Dans sa déclaration, Gwede Mantashe faisait référence au rôle joué par le DSM et par Liv, entre autres militants, dans la lutte des mineurs de Marikana qui s’est déroulée l’an dernier et qui a laissé de profondes marques sur le paysage politique et syndical d’Afrique du Sud. Ils avaient aidé les mineurs à initier et organiser leurs propres comités de grève et à les coordonner dans un Comité de Grève National. Le nouveau parti qui se présentera aux prochaines élections, le Workers and Socialist Party (WASP), est né de la lutte de Marikana et de ces comités de grève. Le WASP tente notamment d’unir les différentes luttes et communautés ouvrières du pays. Tant les mineurs que le WASP semblent constituer de gigantesques épines dans le pied de Mantashes et de l’ANC, qu’ils essayent de s’arracher par une répression féroce.
Les attaques dont a été victime Liv Shange ne constituent en rien un acte isolé. Une guerre civile larvée est en train de prendre place dans les mines avec la suspension de délégués syndicaux, le harcèlement de syndicalistes et la tenue de procès contre eux, etc. Histoire d’encore plus clarifier la manière dont le gouvernement ANC traite ses opposants politiques – tant au sein de ce parti qu’à l’extérieur – un conseiller local du parti, Tlokwe, vient récemment d’être expulsé… pour avoir dénoncé un fait de corruption majeur ! Dans ce cadre, la victoire remportée contre la répression dans le cas de Liv Shange représente une victoire pour toutes les victimes de la répression dans le pays.
La campagne de défense de Liv Shange
Cette campagne a collecté des centaines de signatures de soutien de différents syndicats, organisations et militants. De nombreuses signatures ont été collectées dans les mines de Rustenburg et de Carletonville. Des personnalités sud-africaines bien connues comme l’écrivain Don Materra ont ouvertement déclaré soutenir Liv Shange. Des lettres de soutien et de protestation sont arrivées de tout le pays et du reste du monde au Département des Affaires Intérieures. Parmi elles se trouvait notamment une lettre écrite par Paul Murphy, le député européen irlandais du Socialist Party qui répondait aux accusations portées par Mantashes.
Ce dimanche, après une longue et nerveuse attente, un groupe de camarades du WASP, de syndicalistes et de militants a pu chaudement accueillir Liv, qui a notamment été portée en l’air par des membres du Comité des travailleurs d’Amplats. La concession qui a été obtenue est qu’elle dispose dorénavant d’un permis de séjour de trois mois, temps qu’elle pourra mettre à profit pour régulariser sa situation d’immigrée en Afrique du Sud. Le combat contre la menace de l’expulsion de Liv se poursuit donc.

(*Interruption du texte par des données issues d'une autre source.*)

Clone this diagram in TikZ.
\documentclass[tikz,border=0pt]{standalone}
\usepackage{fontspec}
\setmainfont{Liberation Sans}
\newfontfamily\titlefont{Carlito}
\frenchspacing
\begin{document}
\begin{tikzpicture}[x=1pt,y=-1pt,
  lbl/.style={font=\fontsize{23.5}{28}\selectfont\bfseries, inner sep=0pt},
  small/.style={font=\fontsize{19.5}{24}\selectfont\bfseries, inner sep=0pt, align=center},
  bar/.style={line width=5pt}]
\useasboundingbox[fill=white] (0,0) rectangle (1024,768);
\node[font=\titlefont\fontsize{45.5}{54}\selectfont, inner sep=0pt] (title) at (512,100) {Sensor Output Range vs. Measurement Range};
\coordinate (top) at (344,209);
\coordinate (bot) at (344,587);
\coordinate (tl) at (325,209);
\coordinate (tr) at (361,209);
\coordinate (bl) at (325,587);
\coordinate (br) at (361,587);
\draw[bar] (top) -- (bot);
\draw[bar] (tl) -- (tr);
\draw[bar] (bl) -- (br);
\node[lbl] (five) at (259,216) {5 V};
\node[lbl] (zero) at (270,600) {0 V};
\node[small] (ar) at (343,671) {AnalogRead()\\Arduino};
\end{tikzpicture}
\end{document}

‘‘Les autorité ont effectué un virage à 180° ces derniers jours, et c’est très clairement la conséquence de la pression instaurée par la campagne’’, a-t-elle déclaré. Tout cela fait partie des efforts du gouvernement visant à désarmer les travailleurs dans le cadre des attaques que les patrons des mines sont en train de lancer. ‘‘Je ne suis pas intimidée et je continuerai à soutenir avec mes camarades les luttes des mineurs et de la classe ouvrière’’ a-t-elle encore affirmé.

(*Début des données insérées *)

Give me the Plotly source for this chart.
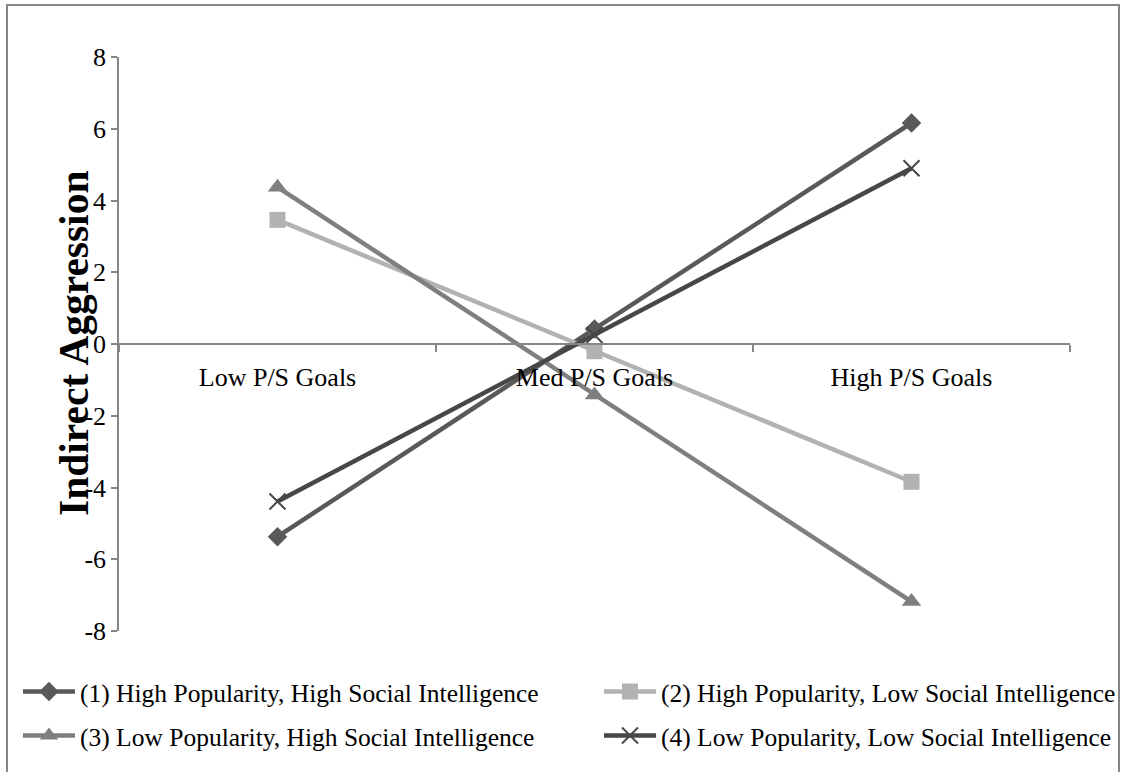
import plotly.graph_objects as go

categories = ["Low P/S Goals", "Med P/S Goals", "High P/S Goals"]
s1_name = "(1) High Popularity, High Social Intelligence"
s2_name = "(2) High Popularity, Low Social Intelligence"
s3_name = "(3) Low Popularity, High Social Intelligence"
s4_name = "(4) Low Popularity, Low Social Intelligence"
s1_values = [-5.37, 0.42, 6.16]
s2_values = [3.46, -0.2, -3.84]
s3_values = [4.37, -1.42, -7.18]
s4_values = [-4.39, 0.25, 4.9]
y_ticks = [-8, -6, -4, -2, 0, 2, 4, 6, 8]

FONT = "Liberation Serif"
AXIS = "#868686"

L, R, T, B = 119, 1070, 57, 631
W, H = 1125, 772
pw, ph = R - L, B - T

def px_x(x):
    return (x - L) / pw

def px_y(y):
    return (B - y) / ph

fig = go.Figure()
series = [
    (s1_name, s1_values, "#595959", dict(symbol="diamond", size=15), "legend", 18, 692),
    (s2_name, s2_values, "#b2b2b2", dict(symbol="square", size=16), "legend2", 599, 692),
    (s3_name, s3_values, "#7f7f7f", dict(symbol="triangle-up", size=17), "legend3", 18, 736),
    (s4_name, s4_values, "#474747", dict(symbol="x-thin", size=16, line=dict(width=2, color="#474747")), "legend4", 599, 736),
]
legends = {}
for name, vals, col, mk, lg, lx, ly in series:
    mk = dict(mk)
    mk["color"] = col
    fig.add_trace(go.Scatter(
        x=categories, y=vals, name=name, mode="lines+markers",
        line=dict(color=col, width=4.5), marker=mk, legend=lg,
    ))
    legends[lg] = dict(
        x=px_x(lx), y=px_y(ly), xanchor="left", yanchor="middle",
        font=dict(family=FONT, size=25.5, color="black"),
        bgcolor="rgba(0,0,0,0)", itemwidth=52,
    )

fig.update_layout(
    width=W, height=H,
    margin=dict(l=L, r=W - R, t=T, b=H - B, autoexpand=False),
    paper_bgcolor="white", plot_bgcolor="white",
    font=dict(family=FONT, size=26, color="black"),
    showlegend=True,
    xaxis=dict(
        type="category", anchor="free", position=0.5, range=[-0.5, 2.5],
        showline=True, linecolor=AXIS, linewidth=1.5,
        ticks="outside", tickson="boundaries", ticklen=7, tickcolor=AXIS, tickwidth=1.5,
        showgrid=False, zeroline=False,
        tickfont=dict(family=FONT, size=26, color="black"),
        ticklabelstandoff=10,
    ),
    yaxis=dict(
        range=[-8, 8], tickvals=y_ticks, ticktext=[str(v) for v in y_ticks],
        showline=True, linecolor=AXIS, linewidth=1.5,
        ticks="outside", ticklen=6, tickcolor=AXIS, tickwidth=1.5,
        showgrid=False, zeroline=False,
        tickfont=dict(family=FONT, size=26, color="black"),
    ),
    shapes=[dict(
        type="rect", xref="paper", yref="paper",
        x0=px_x(7), x1=px_x(1119), y0=px_y(780), y1=px_y(5),
        line=dict(color=AXIS, width=2), fillcolor="rgba(0,0,0,0)", layer="below",
    )],
    annotations=[dict(
        text="<b>Indirect Aggression</b>", xref="paper", yref="paper",
        x=px_x(74), y=0.5, xanchor="center", yanchor="middle",
        textangle=-90, showarrow=False,
        font=dict(family=FONT, size=41.5, color="black"),
    )],
    **legends,
)

fig.write_html("out.html", config={"displayModeBar": False},
               post_script="document.body.style.margin='0';")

L’inscription ‘‘An injury to Liv is an injury to all’’ (‘‘Une attaque contre Liv est une attaque contre tous’’) figurait sur les affichettes tenues à l’aéroport. Une victoire pour Liv est aussi une victoire pour tous. La gauche, les syndicats et les collectivités de travailleurs se doivent maintenant d’unifier toutes les luttes qui se mènent contre la répression et de discuter de la meilleure stratégie à adopter pour combattre les patrons des mines et le gouvernement, acquis à ces derniers.